O tempo desmentiu estes prognósticos infaustos e na cidade começou-se a dar crédito às palavras da minha tia Rosária, que com orgulho dizia a todos que Luísa profetizara o meu sacerdócio. Com decisão, a tia Rosária afirmava: ‘O Peppino chegará a ser um sacerdote. Esta é a Vontade de Deus, expressa pela voz de Luísa’”.

O mar borrascoso

“Passaram vários anos. Minha mãe e meu pai faleceram prematuramente e a nossa família numerosa desagregou-se. Dos duas irmãs e um irmão que se casaram, uma partiu para Trieste, outra para Bolonha e o terceiro para a Suíça: nossa casa ficou vazia e nela só morava a tia Rosária, por nossa concessão.

Eu já era um estudante de teologia no estudantado de Santa Fara, tendo recebido as ordens menores e o diaconato.

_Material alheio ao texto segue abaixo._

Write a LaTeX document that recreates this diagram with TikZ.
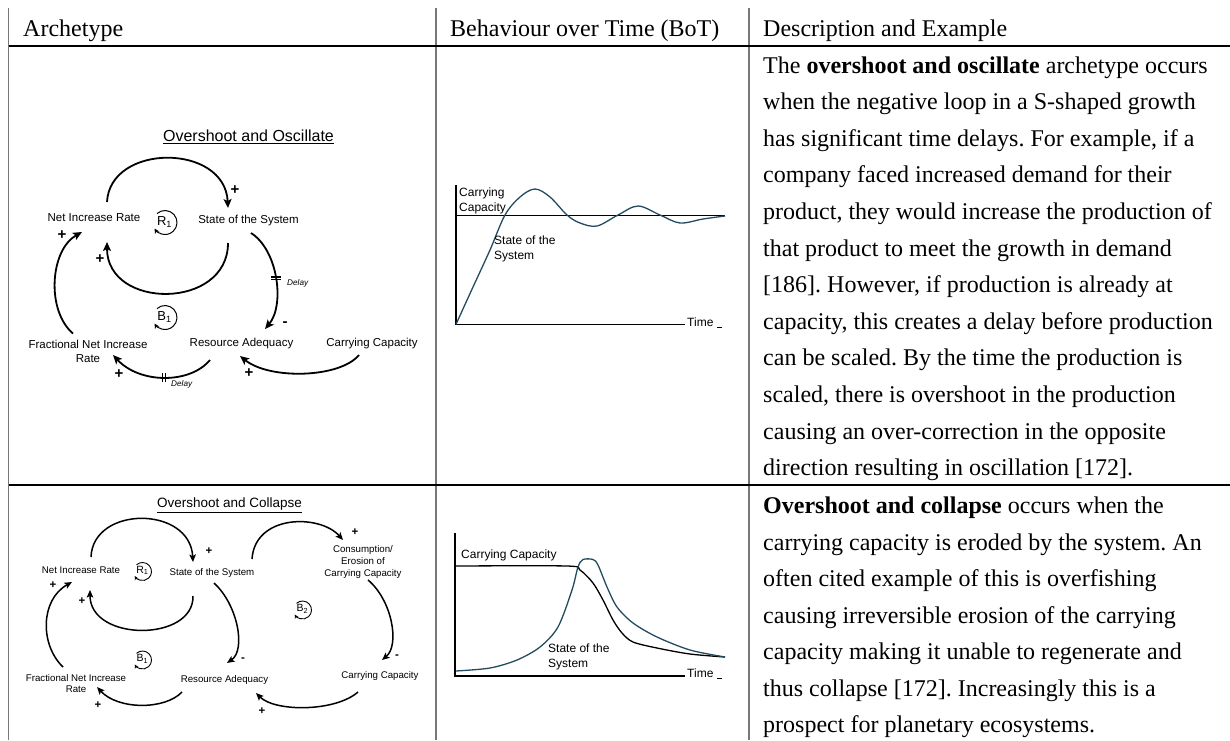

Durante o Verão, todo o estudantado se transferia para o convento de Giovinazzo. A estrutura, quase diante do mar, constituía um lugar ideal para transcorrer um período de férias e era também sede do Seminário Maior. Certo dia de agosto, fomos à praia. O mar estava muito agitado, quando um estudante imprudente se lançou na água e logo foi arrastado pelas ondas. Eu e outros dois meus companheiros, nadadores experientes, lançamo-nos em socorro do nosso coirmão mas, em virtude da borrasca, também nós fomos investidos pelas vagas, lançados contra os recifes e novamente tragados pela água.

Nesse ínterim, meio aturdido, eu meditava sobre a minha morte e dizia a mim mesmo: «Já não serei um sacerdote!». Então, invoquei Luísa e disse: «Luísa a Santa, ajuda-me!» e abandonei-me sem reagir. A um dado momento, senti que o meu corpo foi agarrado pelas mãos de outros meus coirmãos, que me salvaram antes que as ondas me revolvessem definitivamente.

Saí da água dilacerado e sangrando, mas vivo. Luísa salvou-me juntamente com os outros três estudantes, meus companheiros de desventura.

Na noite seguinte sonhei que Luísa me fixava com os seus dois grandes olhos, impressos na minha memória, sem nada me dizer.

Foi um sonho admoestador ou um delírio? O fato é que nos dias seguintes tive uma febre muito alta, mas depois restabeleci-me da doença.

No dia 14 de março do ano seguinte, 1964, fui ordenado sacerdote pelo então arcebispo de Bari, D. Henrique Nicodemos, na Igreja dos Padres Capuchinhos de Triggiano.”

O Frei Giuseppe Bucci, estudante capuchinho (em cima, segundo à esquerda), ao lado do Diretor e outros estudantes, em uma foto-recordação.